Reputation: 127
Hello I want to save string into variable like this:
msg=_(u'Uživatel <a href="{0}">{1} {3}</a>').format(request.user.get_absolute_url, request.user.first_name, request.user.last_name)
But since the inserted variables contain characters with accents such as š I get UnicodeDecodeError even though I have set the encoding by# -*- coding: utf-8 -*-
It is weird (IMHO) that it was working when I was creating this string by concatenating the variables like this:
msg=u'Uživatel <a href="' + request.user.get_absolute_url + ...
I have no clue why it shouldn't be working since its running project and I had to use such statements many times.

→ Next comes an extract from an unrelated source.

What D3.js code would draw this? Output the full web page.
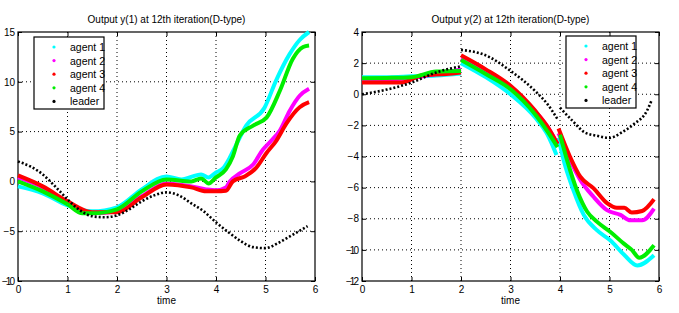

If you have any advice how to solve this I will be very grateful.
Upvotes: 0
Views: 1088
Reputation: 127
The solution is pretty simple, I used get_absolute_url
instead of get_absolute_url()
. Sorry to bother you.
Upvotes: 0
Reputation: 37319
One of your user
lookups is returning an encoded bytestring rather than a Unicode object.
When Python 2.x is asked to concatenate Unicode and encoded bytestrings, it does so by decoding the bytestring into Unicode using the default encoding, which is ascii
unless you go to some effort to change it. The # -*- coding: utf-8 -*-
directive sets the encoding for your source code, but not the system default encoding.
From testing format
, it looks like it tries to convert the argument to match the type of the left-hand side.
Under 2.x, things will work fine as long as the bytestring you're using can be decoded using ascii
:
>>> u'test\u270c {0}'.format('bar')
u'test\u270c bar'
Or of course you're formatting in another Unicode object:
>>> u'test\u270c {0}'.format(u'bar\u270d')
u'test\u270c bar\u270d'
If you omit the u
before your format, you'll get a UnicodeEncodeError
:
>>> 'foo {0}'.format(u'test\u270c')
Traceback (most recent call last):
File "<stdin>", line 1, in <module>
UnicodeEncodeError: 'ascii' codec can't encode character u'\u270c' in position 4: ordinal not in range(128)
Conversely, if you format an encoded string with non-ascii bytes into a Unicode object, you'll get a UnicodeDecodeError
:
>>> u'foo {0}'.format(test.encode('utf-8'))
Traceback (most recent call last):
File "<stdin>", line 1, in <module>
UnicodeDecodeError: 'ascii' codec can't decode byte 0xe2 in position 4: ordinal not in range(128)
I'd start by checking the get_absolute_url
implementation. Valid URLs can never contain unescaped non-ascii characters, so they should always be decodable by ascii, but if you're using things built from standard Django models first_name
and last_name
should be Unicode objects so I'd bet on a buggy implementation of get_absolute_url
at first.
Upvotes: 2
Reputation: 1162
Check the type of the arguments to format, I guess they are 'str', not 'unicode'. Before using them, encode them apropriatly, e.g.:
url = request.user.get_absolute_url
if isinstance(url, str):
print 'url was str'
a = url.decode('utf-8')
msg = u'Uživatel <a href="{0}">...</a>').format(url)
(The if
and print
statement is just for demonstration purpose)
Use the other values accordingly.
Upvotes: 0